- Given request: Write the listing below out again exactly, dropping the images.
-- start Data section --
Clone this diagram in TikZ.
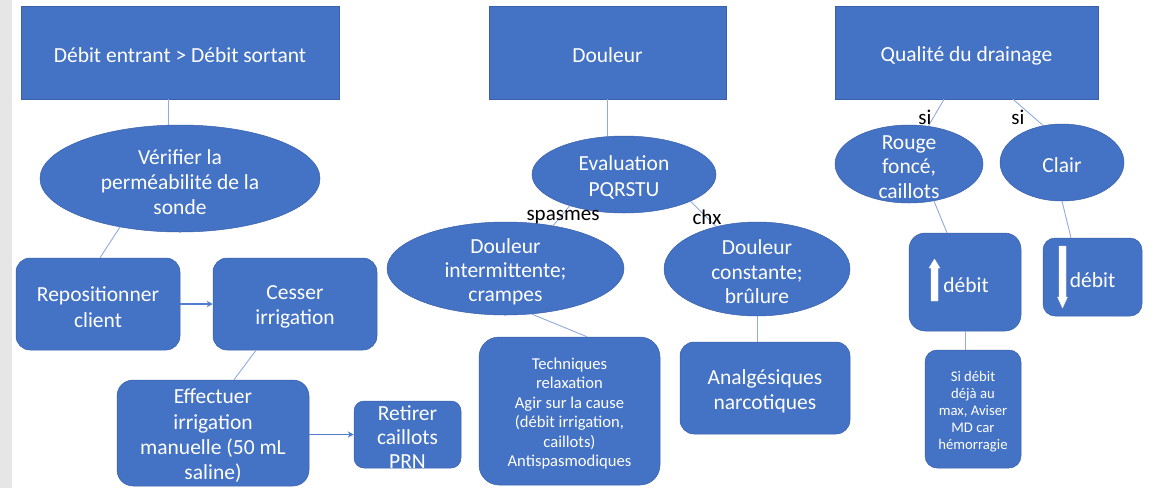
\documentclass[tikz,border=0pt]{standalone}
\usepackage{fontspec}
\setmainfont{Carlito}
\usetikzlibrary{shapes.geometric,arrows.meta,calc}
\definecolor{boxblue}{RGB}{68,114,196}
\definecolor{boxedge}{RGB}{58,96,170}
\definecolor{linkblue}{RGB}{143,170,220}
\definecolor{arrowblue}{RGB}{80,125,205}
\definecolor{margingray}{RGB}{230,230,230}
\begin{document}
\begin{tikzpicture}[x=1pt,y=-1pt,
  base/.style={fill=boxblue,draw=boxedge,line width=0.5pt,inner sep=0pt},
  sqbox/.style={base,rectangle},
  rbox/.style={base,rectangle,rounded corners=14pt},
  ebox/.style={base,ellipse},
  txt/.style={text=white,align=center,inner sep=0pt,font=\fontsize{21.5}{25.3}\selectfont},
  smalltxt/.style={txt,font=\fontsize{16.6}{19.5}\selectfont},
  tinytxt/.style={txt,font=\fontsize{14.7}{17}\selectfont},
  link/.style={draw=linkblue,line width=0.9pt},
  flow/.style={draw=arrowblue,line width=1.1pt,-{Stealth[length=6pt,width=6pt]}},
  lab/.style={text=black,font=\fontsize{21}{22}\selectfont,inner sep=0pt},
  wharrow/.style={fill=white,draw=white!85!gray,line width=0.4pt}
]
\useasboundingbox (0,0) rectangle (1160,488);
\fill[margingray] (0,0) rectangle (12,488);

% top boxes
\node[sqbox,minimum width=318pt,minimum height=93pt] (b1) at (180,52.5) {};
\node[sqbox,minimum width=237pt,minimum height=93pt] (b2) at (607.5,52.5) {};
\node[sqbox,minimum width=263pt,minimum height=93pt] (b3) at (966.5,52.5) {};
\node[txt] (b1t) at ($(b1)+(0,3)$) {Débit entrant > Débit sortant};
\node[txt] (b2t) at ($(b2)+(0,3)$) {Douleur};
\node[txt] (b3t) at ($(b3)+(0,3)$) {Qualité du drainage};

% left branch
\node[ebox,minimum width=280pt,minimum height=107pt] (e1) at (180,178.5) {};
\node[rbox,minimum width=164pt,minimum height=92pt] (rep) at (98,304) {};
\node[rbox,minimum width=164pt,minimum height=92pt] (ces) at (295,304) {};
\node[rbox,rounded corners=16pt,minimum width=192pt,minimum height=106pt] (eff) at (213,433) {};
\node[rbox,rounded corners=10pt,minimum width=107pt,minimum height=67pt] (ret) at (407.5,434.5) {};
\node[txt] (e1t) at ($(e1)+(0,3.5)$) {Vérifier la\\perméabilité de la\\sonde};
\node[txt] (rept) at ($(rep)+(0,3)$) {Repositionner\\client};
\node[txt] (cest) at ($(ces)+(0,3)$) {Cesser\\irrigation};
\node[txt] (efft) at ($(eff)+(0,3)$) {Effectuer\\irrigation\\manuelle (50 mL\\saline)};
\node[txt,font=\fontsize{21.5}{24}\selectfont] (rett) at ($(ret)+(0,3)$) {Retirer\\caillots\\PRN};

% middle branch
\node[ebox,minimum width=184pt,minimum height=77pt] (eva) at (624,174.5) {};
\node[ebox,minimum width=237pt,minimum height=93pt] (int) at (505.5,268.5) {};
\node[ebox,minimum width=186pt,minimum height=94pt] (con) at (757,269) {};
\node[rbox,rounded corners=20pt,minimum width=181pt,minimum height=148pt] (tech) at (569.5,411) {};
\node[rbox,minimum width=170pt,minimum height=92pt] (anal) at (765,388) {};
\node[txt,font=\fontsize{21.5}{26}\selectfont] (evat) at ($(eva)+(0,3)$) {Evaluation\\PQRSTU};
\node[txt,font=\fontsize{21.5}{24}\selectfont] (intt) at ($(int)+(0,3)$) {Douleur\\intermittente;\\crampes};
\node[txt,font=\fontsize{21.5}{24.5}\selectfont] (cont) at ($(con)+(0,3)$) {Douleur\\constante;\\brûlure};
\node[smalltxt] (techt) at ($(tech)+(0,2.5)$) {Techniques\\relaxation\\Agir sur la cause\hspace*{33pt}\\(débit irrigation,\\caillots)\hspace*{5pt}\\Antispasmodiques};
\node[txt] (analt) at ($(anal)+(0,3)$) {Analgésiques\\narcotiques};

% right branch
\node[ebox,minimum width=148pt,minimum height=78pt] (rouge) at (909,164) {};
\node[ebox,minimum width=124pt,minimum height=77pt] (clair) at (1062,162.5) {};
\node[rbox,rounded corners=16pt,minimum width=112pt,minimum height=98pt] (up) at (965,282) {};
\node[rbox,rounded corners=12pt,minimum width=99pt,minimum height=78pt] (down) at (1092.5,277) {};
\node[rbox,rounded corners=12pt,minimum width=96pt,minimum height=118pt] (si) at (973,409) {};
\node[txt,font=\fontsize{21.5}{24.5}\selectfont] (rouget) at ($(rouge)+(0,3)$) {Rouge\\foncé,\\caillots};
\node[txt] (clairt) at ($(clair)+(0,3)$) {Clair};
\node[tinytxt] (sit) at ($(si)+(0,2.5)$) {Si débit\\déjà au\\max, Aviser\\MD car\\hémorragie};

% texts and white arrows inside the débit boxes
\node[txt] (upt) at ($(up)+(1,3)$) {débit};
\node[txt] (downt) at ($(down)+(0,3)$) {débit};
\filldraw[wharrow] (934.5,259) -- (940,268) -- (938,268) -- (938,301) -- (931,301) -- (931,268) -- (929,268) -- cycle;
\filldraw[wharrow] (1062.5,308) -- (1067.5,297) -- (1066,297) -- (1066,246) -- (1059,246) -- (1059,297) -- (1057.5,297) -- cycle;

% connectors
\draw[link] ($(b1.south)+(-12,0)$) -- ($(e1.north)+(-12,0.6)$);
\draw[link] (e1.219) -- ($(rep.north)+(2,0)$);
\draw[flow] (rep.east) -- (ces.west);
\draw[link] ($(ces.south)+(-39,0)$) -- ($(eff.north)+(21,0)$);
\draw[flow] (ret.west -| eff.east) -- (ret.west);

\draw[link] (b2.south) -- ($(b2.south |- eva.north)+(0,0.7)$);
\draw[link] (eva.210) -- (int.42);
\draw[link] (eva.338) -- (con.134);
\draw[link] (int.300) -- ($(tech.north)+(17.5,0)$);
\draw[link] (con.south) -- (con.south |- anal.north);

\draw[link] ($(b3.south)+(-22.5,0)$) -- (rouge.63);
\draw[link] ($(b3.south)+(46.5,0)$) -- (clair.117);
\draw[link] (rouge.304) -- ($(up.north)+(-18,0)$);
\draw[link] (clair.south) -- ($(down.north)+(-21.5,0)$);
\draw[link] (up.south) -- (up.south |- si.north);

% edge labels
\node[lab] (lspas) at (563,217) {spasmes};
\node[lab] (lchx) at (707,217) {chx};
\node[lab] (lsi1) at (925,117) {si};
\node[lab] (lsi2) at (1018,117) {si};
\end{tikzpicture}
\end{document}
-- end Data section --
- Solution for this exercise:
Clone this diagram in TikZ.
\documentclass[tikz,border=0pt]{standalone}
\usepackage{fontspec}
\setmainfont{Carlito}
\usetikzlibrary{shapes.geometric,arrows.meta,calc}
\definecolor{boxblue}{RGB}{68,114,196}
\definecolor{boxedge}{RGB}{58,96,170}
\definecolor{linkblue}{RGB}{143,170,220}
\definecolor{arrowblue}{RGB}{80,125,205}
\definecolor{margingray}{RGB}{230,230,230}
\begin{document}
\begin{tikzpicture}[x=1pt,y=-1pt,
  base/.style={fill=boxblue,draw=boxedge,line width=0.5pt,inner sep=0pt},
  sqbox/.style={base,rectangle},
  rbox/.style={base,rectangle,rounded corners=14pt},
  ebox/.style={base,ellipse},
  txt/.style={text=white,align=center,inner sep=0pt,font=\fontsize{21.5}{25.3}\selectfont},
  smalltxt/.style={txt,font=\fontsize{16.6}{19.5}\selectfont},
  tinytxt/.style={txt,font=\fontsize{14.7}{17}\selectfont},
  link/.style={draw=linkblue,line width=0.9pt},
  flow/.style={draw=arrowblue,line width=1.1pt,-{Stealth[length=6pt,width=6pt]}},
  lab/.style={text=black,font=\fontsize{21}{22}\selectfont,inner sep=0pt},
  wharrow/.style={fill=white,draw=white!85!gray,line width=0.4pt}
]
\useasboundingbox (0,0) rectangle (1160,488);
\fill[margingray] (0,0) rectangle (12,488);

% top boxes
\node[sqbox,minimum width=318pt,minimum height=93pt] (b1) at (180,52.5) {};
\node[sqbox,minimum width=237pt,minimum height=93pt] (b2) at (607.5,52.5) {};
\node[sqbox,minimum width=263pt,minimum height=93pt] (b3) at (966.5,52.5) {};
\node[txt] (b1t) at ($(b1)+(0,3)$) {Débit entrant > Débit sortant};
\node[txt] (b2t) at ($(b2)+(0,3)$) {Douleur};
\node[txt] (b3t) at ($(b3)+(0,3)$) {Qualité du drainage};

% left branch
\node[ebox,minimum width=280pt,minimum height=107pt] (e1) at (180,178.5) {};
\node[rbox,minimum width=164pt,minimum height=92pt] (rep) at (98,304) {};
\node[rbox,minimum width=164pt,minimum height=92pt] (ces) at (295,304) {};
\node[rbox,rounded corners=16pt,minimum width=192pt,minimum height=106pt] (eff) at (213,433) {};
\node[rbox,rounded corners=10pt,minimum width=107pt,minimum height=67pt] (ret) at (407.5,434.5) {};
\node[txt] (e1t) at ($(e1)+(0,3.5)$) {Vérifier la\\perméabilité de la\\sonde};
\node[txt] (rept) at ($(rep)+(0,3)$) {Repositionner\\client};
\node[txt] (cest) at ($(ces)+(0,3)$) {Cesser\\irrigation};
\node[txt] (efft) at ($(eff)+(0,3)$) {Effectuer\\irrigation\\manuelle (50 mL\\saline)};
\node[txt,font=\fontsize{21.5}{24}\selectfont] (rett) at ($(ret)+(0,3)$) {Retirer\\caillots\\PRN};

% middle branch
\node[ebox,minimum width=184pt,minimum height=77pt] (eva) at (624,174.5) {};
\node[ebox,minimum width=237pt,minimum height=93pt] (int) at (505.5,268.5) {};
\node[ebox,minimum width=186pt,minimum height=94pt] (con) at (757,269) {};
\node[rbox,rounded corners=20pt,minimum width=181pt,minimum height=148pt] (tech) at (569.5,411) {};
\node[rbox,minimum width=170pt,minimum height=92pt] (anal) at (765,388) {};
\node[txt,font=\fontsize{21.5}{26}\selectfont] (evat) at ($(eva)+(0,3)$) {Evaluation\\PQRSTU};
\node[txt,font=\fontsize{21.5}{24}\selectfont] (intt) at ($(int)+(0,3)$) {Douleur\\intermittente;\\crampes};
\node[txt,font=\fontsize{21.5}{24.5}\selectfont] (cont) at ($(con)+(0,3)$) {Douleur\\constante;\\brûlure};
\node[smalltxt] (techt) at ($(tech)+(0,2.5)$) {Techniques\\relaxation\\Agir sur la cause\hspace*{33pt}\\(débit irrigation,\\caillots)\hspace*{5pt}\\Antispasmodiques};
\node[txt] (analt) at ($(anal)+(0,3)$) {Analgésiques\\narcotiques};

% right branch
\node[ebox,minimum width=148pt,minimum height=78pt] (rouge) at (909,164) {};
\node[ebox,minimum width=124pt,minimum height=77pt] (clair) at (1062,162.5) {};
\node[rbox,rounded corners=16pt,minimum width=112pt,minimum height=98pt] (up) at (965,282) {};
\node[rbox,rounded corners=12pt,minimum width=99pt,minimum height=78pt] (down) at (1092.5,277) {};
\node[rbox,rounded corners=12pt,minimum width=96pt,minimum height=118pt] (si) at (973,409) {};
\node[txt,font=\fontsize{21.5}{24.5}\selectfont] (rouget) at ($(rouge)+(0,3)$) {Rouge\\foncé,\\caillots};
\node[txt] (clairt) at ($(clair)+(0,3)$) {Clair};
\node[tinytxt] (sit) at ($(si)+(0,2.5)$) {Si débit\\déjà au\\max, Aviser\\MD car\\hémorragie};

% texts and white arrows inside the débit boxes
\node[txt] (upt) at ($(up)+(1,3)$) {débit};
\node[txt] (downt) at ($(down)+(0,3)$) {débit};
\filldraw[wharrow] (934.5,259) -- (940,268) -- (938,268) -- (938,301) -- (931,301) -- (931,268) -- (929,268) -- cycle;
\filldraw[wharrow] (1062.5,308) -- (1067.5,297) -- (1066,297) -- (1066,246) -- (1059,246) -- (1059,297) -- (1057.5,297) -- cycle;

% connectors
\draw[link] ($(b1.south)+(-12,0)$) -- ($(e1.north)+(-12,0.6)$);
\draw[link] (e1.219) -- ($(rep.north)+(2,0)$);
\draw[flow] (rep.east) -- (ces.west);
\draw[link] ($(ces.south)+(-39,0)$) -- ($(eff.north)+(21,0)$);
\draw[flow] (ret.west -| eff.east) -- (ret.west);

\draw[link] (b2.south) -- ($(b2.south |- eva.north)+(0,0.7)$);
\draw[link] (eva.210) -- (int.42);
\draw[link] (eva.338) -- (con.134);
\draw[link] (int.300) -- ($(tech.north)+(17.5,0)$);
\draw[link] (con.south) -- (con.south |- anal.north);

\draw[link] ($(b3.south)+(-22.5,0)$) -- (rouge.63);
\draw[link] ($(b3.south)+(46.5,0)$) -- (clair.117);
\draw[link] (rouge.304) -- ($(up.north)+(-18,0)$);
\draw[link] (clair.south) -- ($(down.north)+(-21.5,0)$);
\draw[link] (up.south) -- (up.south |- si.north);

% edge labels
\node[lab] (lspas) at (563,217) {spasmes};
\node[lab] (lchx) at (707,217) {chx};
\node[lab] (lsi1) at (925,117) {si};
\node[lab] (lsi2) at (1018,117) {si};
\end{tikzpicture}
\end{document}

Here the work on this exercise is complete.